Pop-up never showed up. It was blocked and kept making noise with notification to unblock it which I ignored. Very persistent. That scene isn't in that screenplay. Instead is a much longer, lees interesting scene I don't recall being in the movie that focuses on the audience and Kane's reactions to the tepid applause. That doesn't mean the scene in the movie wasn't written out, just it was probably added after shooting started.
Reading the early part of the early screenplay, it is very cinematic.

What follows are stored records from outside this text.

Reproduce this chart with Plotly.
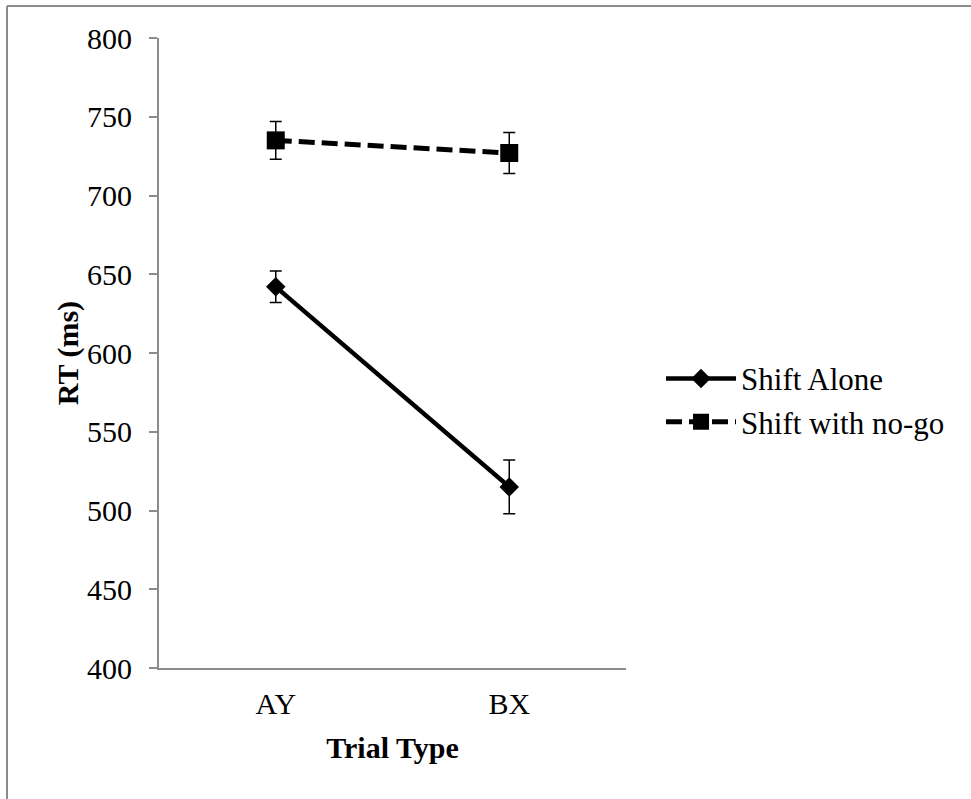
import plotly.graph_objects as go

categories = ["AY", "BX"]
shift_alone = [642, 515]
shift_alone_err = [10, 17]
shift_nogo = [735, 727]
shift_nogo_err = [12, 13]
y_ticks = [400, 450, 500, 550, 600, 650, 700, 750, 800]

FONT = "Liberation Serif"
GRAY = "#8c8c8c"

fig = go.Figure()
fig.add_trace(go.Scatter(
    x=categories, y=shift_alone, name="Shift Alone", mode="lines+markers",
    line=dict(color="black", width=4.5),
    marker=dict(symbol="diamond", size=15, color="black"),
    error_y=dict(type="data", array=shift_alone_err, color="black", thickness=1.5, width=6),
))
fig.add_trace(go.Scatter(
    x=categories, y=shift_nogo, name="Shift with no-go", mode="lines+markers",
    line=dict(color="black", width=5, dash="16px,7px"),
    marker=dict(symbol="square", size=18, color="black"),
    error_y=dict(type="data", array=shift_nogo_err, color="black", thickness=1.5, width=6),
))

fig.update_layout(
    width=971, height=799,
    margin=dict(l=159, r=345, t=38, b=131, autoexpand=False),
    paper_bgcolor="white", plot_bgcolor="white",
    font=dict(family=FONT, size=30, color="black"),
    showlegend=True,
    legend=dict(x=1.075, y=0.425, xanchor="left", yanchor="middle",
                font=dict(family=FONT, size=31, color="black"),
                itemwidth=70, bgcolor="rgba(0,0,0,0)"),
    xaxis=dict(
        type="category", range=[-0.5, 1.5], showgrid=False, zeroline=False,
        showline=True, linecolor=GRAY, linewidth=2, ticks="",
        tickfont=dict(family=FONT, size=30), ticklabelstandoff=8,
        title=dict(text="<b>Trial Type</b>", font=dict(family=FONT, size=30), standoff=18),
    ),
    yaxis=dict(
        range=[400, 800], tickvals=y_ticks, showgrid=False, zeroline=False,
        showline=True, linecolor=GRAY, linewidth=2, ticks="outside", ticklen=8,
        tickcolor=GRAY, tickwidth=2,
        tickfont=dict(family=FONT, size=30), ticklabelstandoff=11,
        title=dict(text="<b>RT (ms)</b>", font=dict(family=FONT, size=30), standoff=0),
    ),
    shapes=[
        dict(type="line", xref="paper", yref="paper",
             x0=(7 - 159) / 467, x1=(975 - 159) / 467,
             y0=(668 - 6) / 630, y1=(668 - 6) / 630,
             line=dict(color=GRAY, width=2)),
        dict(type="line", xref="paper", yref="paper",
             x0=(7 - 159) / 467, x1=(7 - 159) / 467,
             y0=(668 - 6) / 630, y1=(668 - 805) / 630,
             line=dict(color=GRAY, width=2)),
    ],
)

fig.write_html("out.html", config={"displayModeBar": False},
               post_script="document.body.style.margin='0';")
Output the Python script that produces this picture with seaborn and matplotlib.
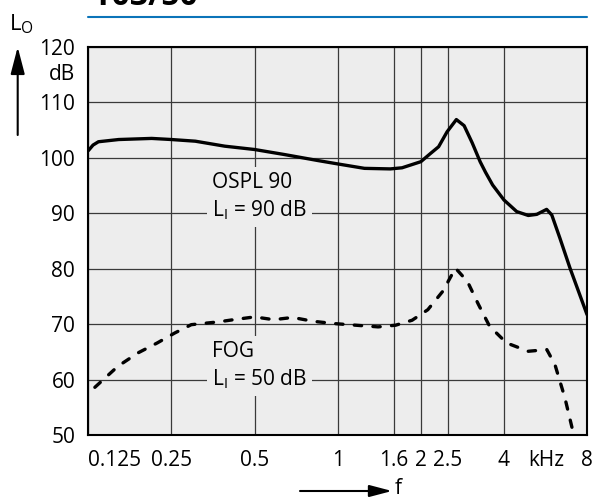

Reading vaeious sources about who wrote Citizen Kane is like that movie, Rashomon, what is truth? Every source tells it differently. Below is an excerpt from the Writers Guild West:
• Welles drew from his personal life for the script, and Mankiewicz drew from publishing tycoon William Randolph Hearst's life, to flesh out the character of Charles Foster Kane. It was long rumored that what enraged Hearst most was the use of the word “Rosebud,” which some have claimed was Hearst's nickname for his mistress Marion Davies' private parts. –multiple sources
• Mankiewicz wrote the first draft of the screenplay in about six weeks, and wrote much of his work from a hospital bed. –IMDB
• Budd Schulberg on Mankiewicz: “Mankiewicz claimed credit for the concept, and in truth had talked to my father, the producer B. P. Schulberg, about doing a film on William Randolph Hearst before Welles's dramatic arrival in Hollywood.” –
The New York Times, “The Kane Mutiny,” 5/1/2005
• Schulberg: “Welles rewrote scenes to define Kane as less a monster than a many-faceted public relations genius, as creative as he is finally self-destructive.” –
The New York Times, “The Kane Mutiny,” 5/1/2005
• Welles claimed that William Randolph Hearst was not the only inspiration for Kane. Among others, Chicago financier Harold Fowler McCormick was also a model for the character, in particular his promotion of his mistress and second wife, Polish opera singer Ganna Walska, who was considered a dreadful singer, despite the thousands of dollars McCormick paid out for her musical training. Another model was Samuel Insull, a Chicago utilities magnate and one of the founders of General Electric, who built what is now the Lyric Opera of Chicago for his singer/mistress. Howard Hughes was reported to be yet another model for the character, as was
Time magazine founder Henry Luce. –multiple sources
Me again:
It is well known that the scene of Kane's childhood resembles Welles' childhood, not Hearst's, as Welles lost both parents in his youth as happens to Kane.